In terms of his recent artistic pursuits and moving into other realms, Goines stresses that, above all, he is not one singular thing. The broad label of “artist” is the one he prefers, and what he’s looking toward in the future.
This past summer, he released one of his first studio projects in eight years, a track entitled “Black America” with a charged music video to accompany it, featuring the words of Martin Luther King Jr. and showing Goines being lynched with an American flag while he raps:
To be black in this country / you ask me? It’s ugly / slave with no chains but they captured and hung me / my statements are honest / the Godless in Congress / who gives a ** about charges / when the pigs use my pigment for charges.
“I’ve been harassed by police and beaten up, and experienced racism in the military,” Goines says of the track. “When the BLM movement came up, I felt like I had to say something. It would be wrong if I didn’t. It came to me like any other song, easy and clear, and very much centered around Black Lives Matter.”

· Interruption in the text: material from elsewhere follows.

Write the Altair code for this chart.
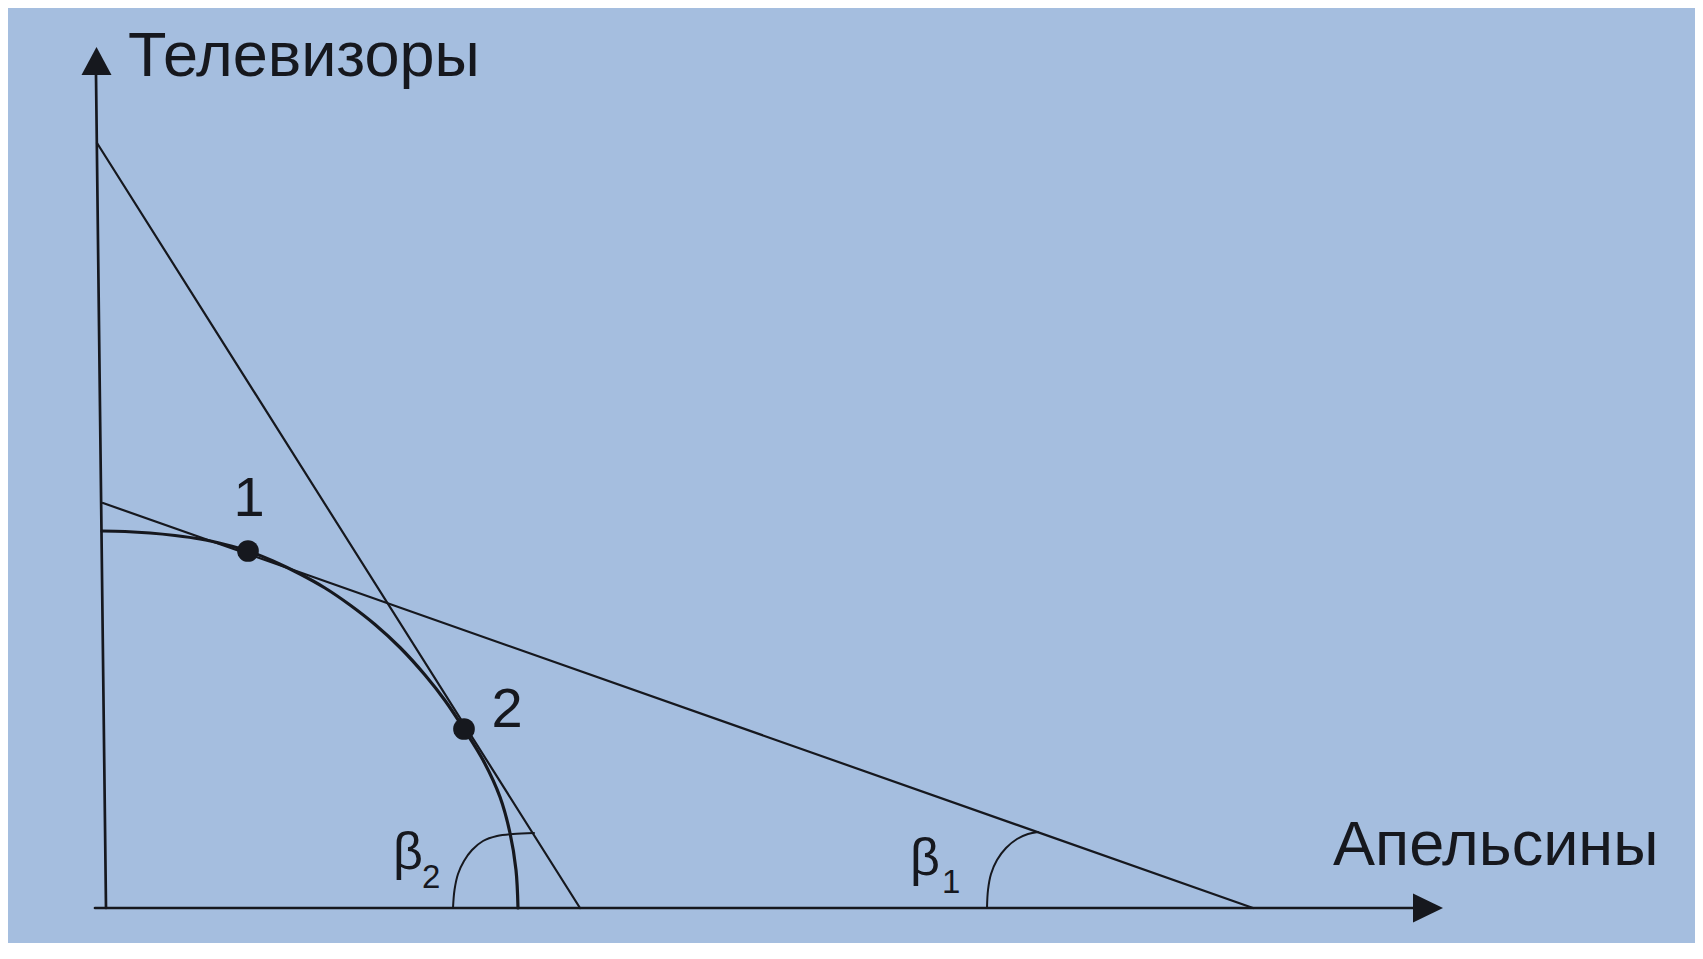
import altair as alt
import pandas as pd

# Units: x = Апельсины, y = Телевизоры (origin at the corner of the axes)
# Production possibility frontier
ppf_x = [-0.4, 1.9, 4.4, 6.9, 9.4, 11.9, 14.2, 16.7, 19.4, 21.9, 24.4, 26.9, 29.4,
         31.9, 33.9, 35.8, 37.7, 39.4, 40.4, 41.0, 41.2]
ppf_y = [37.7, 37.65, 37.5, 37.25, 36.9, 36.35, 35.7, 34.7, 33.4, 32.0, 30.3, 28.35, 26.05,
         23.3, 20.75, 17.9, 14.8, 11.1, 7.5, 3.8, 0.0]

# Tangent (price) lines
steep_x = [-0.9, 47.4]
steep_y = [76.5, 0.0]
shallow_x = [-0.3, 114.7]
shallow_y = [40.5, 0.0]

# Axes lines
yaxis_x = [-1.0, 0.0]
yaxis_y = [83.3, 0.0]
xaxis_x = [-1.1, 130.7]
xaxis_y = [0.0, 0.0]

# Angle arcs
beta2_x = [34.7, 34.85, 35.2, 35.8, 36.6, 37.7, 39.1, 40.7, 42.8]
beta2_y = [0.0, 1.8, 3.4, 4.7, 5.8, 6.7, 7.2, 7.4, 7.5]
beta1_x = [88.1, 88.2, 88.5, 89.1, 90.0, 91.1, 92.2, 93.2]
beta1_y = [0.0, 1.8, 3.4, 4.8, 6.0, 6.9, 7.4, 7.6]

# Tangency points and their labels
pt_x = [14.2, 35.8]
pt_y = [35.7, 17.9]
pt_label = ["1", "2"]
pt_label_x = [14.3, 40.1]
pt_label_y = [39.2, 18.1]

# Axis titles
title_text = ["Телевизоры", "Апельсины"]
title_x = [2.2, 122.7]
title_y = [83.2, 4.3]

# Greek angle labels
greek_text = ["β", "β"]
greek_x = [28.7, 80.4]
greek_y = [3.9, 3.3]
sub_text = ["2", "1"]
sub_x = [31.6, 83.6]
sub_y = [2.0, 1.5]

# Arrow heads
arrow_x = [-0.95, 132.2]
arrow_y = [84.7, 0.0]
arrow_shape = ["M-1,0.93L0,-0.93L1,0.93Z", "M-1,-0.97L1,0L-1,0.97Z"]

INK = "#16181e"
BG = "#a5bedf"

xs = alt.Scale(domain=[-9.8, 158.9], nice=False, zero=False)
ys = alt.Scale(domain=[-3.5, 90.0], nice=False, zero=False)


def line(xv, yv, width, interp="linear"):
    df = pd.DataFrame({"x": xv, "y": yv, "i": list(range(len(xv)))})
    return alt.Chart(df).mark_line(
        color=INK, strokeWidth=width, interpolate=interp, strokeCap="round"
    ).encode(
        x=alt.X("x:Q", scale=xs, axis=None),
        y=alt.Y("y:Q", scale=ys, axis=None),
        order="i:Q",
    )


def texts(tv, xv, yv, size):
    df = pd.DataFrame({"t": tv, "x": xv, "y": yv})
    return alt.Chart(df).mark_text(
        font="Liberation Sans", fontSize=size, color=INK, align="left", baseline="alphabetic"
    ).encode(
        x=alt.X("x:Q", scale=xs, axis=None),
        y=alt.Y("y:Q", scale=ys, axis=None),
        text="t:N",
    )


layers = [
    line(yaxis_x, yaxis_y, 2.7),
    line(xaxis_x, xaxis_y, 2.7),
    line(steep_x, steep_y, 2.2),
    line(shallow_x, shallow_y, 2.2),
    line(ppf_x, ppf_y, 3.2, "catmull-rom"),
    line(beta2_x, beta2_y, 2.0, "catmull-rom"),
    line(beta1_x, beta1_y, 2.0, "catmull-rom"),
]

arrows = alt.Chart(pd.DataFrame({"x": arrow_x, "y": arrow_y, "s": arrow_shape})).mark_point(
    filled=True, size=900, color=INK, opacity=1
).encode(
    x=alt.X("x:Q", scale=xs, axis=None),
    y=alt.Y("y:Q", scale=ys, axis=None),
    shape=alt.Shape("s:N", scale=None),
)

points = alt.Chart(pd.DataFrame({"x": pt_x, "y": pt_y})).mark_circle(
    size=470, color=INK, opacity=1
).encode(
    x=alt.X("x:Q", scale=xs, axis=None),
    y=alt.Y("y:Q", scale=ys, axis=None),
)

pt_labels = alt.Chart(pd.DataFrame({"t": pt_label, "x": pt_label_x, "y": pt_label_y})).mark_text(
    font="Liberation Sans", fontSize=56, color=INK, align="center", baseline="alphabetic"
).encode(
    x=alt.X("x:Q", scale=xs, axis=None),
    y=alt.Y("y:Q", scale=ys, axis=None),
    text="t:N",
)

chart = alt.layer(
    *layers,
    arrows,
    points,
    pt_labels,
    texts(title_text, title_x, title_y, 63),
    texts(greek_text, greek_x, greek_y, 52),
    texts(sub_text, sub_x, sub_y, 33),
).properties(
    width=1687, height=935, padding=0, autosize=alt.AutoSizeParams(type="none")
).configure(
    background=BG
).configure_view(
    stroke=None
)

chart.save("out.html", embed_options={"renderer": "svg", "actions": False})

This translates deeply into Goines’ experience living in Boulder, a city notoriously lacking diversity.
“I’ve been here almost three years but I still feel like an outsider, and like, it’s hard for people to see me as a person,” Goines says. “This city is not as liberal as it’s made out to be. I’ve been called the n-word to my face out here. I love Boulder, this is my town too, and I love it. But when you’re the only person you know like yourself in a place, it’s hard to connect.”

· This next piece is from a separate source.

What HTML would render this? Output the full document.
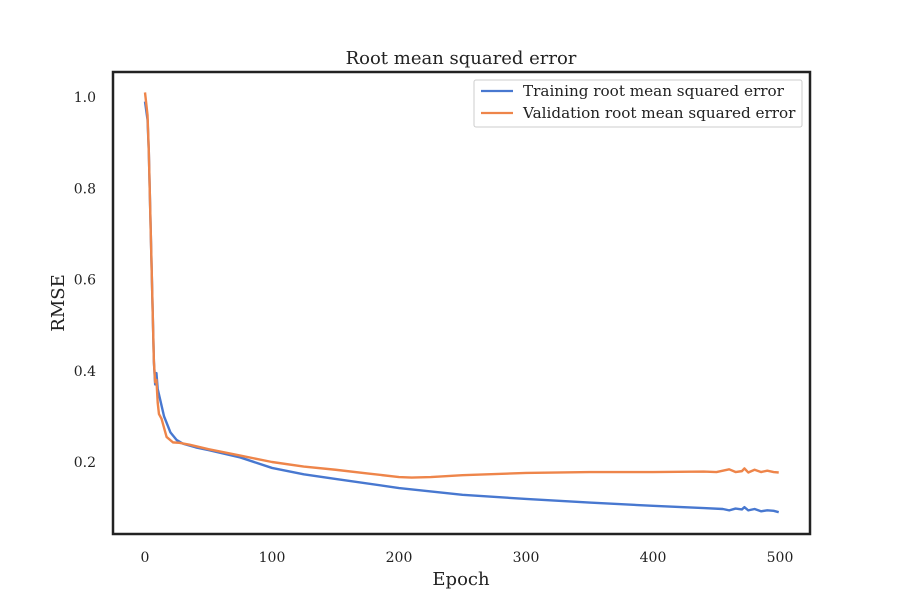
<!DOCTYPE html>
<html><head><meta charset="utf-8"><style>
body{margin:0;background:#fff}
svg text{font-family:"DejaVu Serif","Liberation Serif",serif;fill:#222}
</style></head><body>
<svg id="c" width="900" height="600">
<text x="461" y="64" text-anchor="middle" font-size="18">Root mean squared error</text>
<text x="461" y="585" text-anchor="middle" font-size="18">Epoch</text>
<text transform="translate(64,303) rotate(-90)" text-anchor="middle" font-size="18">RMSE</text>
<g id="ticks"></g>
<g id="lines"></g>
<rect x="113" y="72" width="697" height="462" fill="none" stroke="#222" stroke-width="2.5"/>
<g>
<rect x="474" y="80" width="328" height="47" fill="#fff" stroke="#ccc" rx="2"/>
<line x1="481" y1="91" x2="513" y2="91" stroke="#4878d0" stroke-width="2.2"/>
<text x="523" y="96" font-size="15.2">Training root mean squared error</text>
<line x1="481" y1="113" x2="513" y2="113" stroke="#ee854a" stroke-width="2.2"/>
<text x="523" y="118" font-size="15.2">Validation root mean squared error</text>
</g>
</svg>
<script>
const xTicks=[0,100,200,300,400,500];
const yTicks=[0.2,0.4,0.6,0.8,1.0];
const trainEpochs=[0,2,3,5,7,8,9,10,12,15,20,25,30,40,50,75,100,125,150,200,250,300,350,400,440,455,460,465,470,472,475,480,485,490,495,499];
const trainValues=[0.99,0.95,0.88,0.65,0.42,0.37,0.395,0.36,0.336,0.3,0.265,0.248,0.24,0.232,0.226,0.21,0.187,0.173,0.163,0.143,0.128,0.119,0.111,0.104,0.099,0.097,0.094,0.098,0.096,0.101,0.094,0.097,0.092,0.094,0.093,0.09];
const valEpochs=[0,2,3,5,7,8,9,10,11,13,17,22,27,35,50,75,100,125,150,175,200,210,225,250,300,350,400,440,450,460,465,470,472,475,480,485,490,495,499];
const valValues=[1.01,0.96,0.88,0.65,0.42,0.375,0.38,0.33,0.305,0.295,0.255,0.243,0.242,0.238,0.228,0.214,0.2,0.19,0.183,0.175,0.167,0.166,0.167,0.171,0.176,0.178,0.178,0.179,0.178,0.184,0.178,0.18,0.186,0.177,0.183,0.178,0.181,0.178,0.177];
const X=v=>145+v*1.27, Y=v=>97+(1-v)*456.25;
const NS="http://www.w3.org/2000/svg";
const tg=document.getElementById('ticks'), lg=document.getElementById('lines');
xTicks.forEach(t=>{const e=document.createElementNS(NS,'text');


e.setAttribute('x',X(t));e.setAttribute('y',562);e.setAttribute('text-anchor','middle');e.setAttribute('font-size','14');e.textContent=t;tg.appendChild(e);});
yTicks.forEach(t=>{const e=document.createElementNS(NS,'text');


e.setAttribute('x',96);e.setAttribute('y',Y(t)+5);e.setAttribute('text-anchor','end');e.setAttribute('font-size','14');e.textContent=t.toFixed(1);tg.appendChild(e);});
function line(xs,ys,col,name){const p=document.createElementNS(NS,'polyline');


p.setAttribute('points',xs.map((x,i)=>X(x)+','+Y(ys[i])).join(' '));
p.setAttribute('fill','none');p.setAttribute('stroke',col);p.setAttribute('stroke-width','2.4');p.setAttribute('stroke-linejoin','round');lg.appendChild(p);}
line(trainEpochs,trainValues,'#4878d0','training-line');
line(valEpochs,valValues,'#ee854a','validation-line');
</script>
</body></html>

Boulder’s music scene, he says, is just about as diverse as the city; a lot of EDM, folk and jam bands come through town, and while Goines professes a deep love for all music, he can’t deny how badly he wants the hip-hop scene to flourish here. For him, variety is everything: “You shouldn’t limit yourself to just one or even a few sounds.”
Looking into the new year, Goines says, he would like to get back to making music while still advocating for cannabis use to aid in mental health and wellness.
“I’m trying so hard to advocate for (cannabis),” he says. “It’s been a great source of relief for my anxiety and depression. I think a lot of people don’t understand how much it helps people dealing with these issues.”
Aside from his mental health advocacy, Goines’ desire to get back into the studio is definitely on the horizon — before the COVID-19 pandemic hit the U.S. back in March, he was already working on a new album which was, of course, put on hold indefinitely. That being said, Goines isn’t discouraged.
“I always create music, even when I’m not putting it out,” he says. “The new music I’m working on is really a true reflection of who I am now, and my newfound beliefs and thoughts; you can expect different styles, concepts and introspective lyricism and songwriting. One of the main reasons I stepped away from music was because I’ve been on a path of healing and discovery. Now that my wounds have been tended to, I can really share with others what’s on my mind and heart. I’m just pouring my soul into what’s coming next.”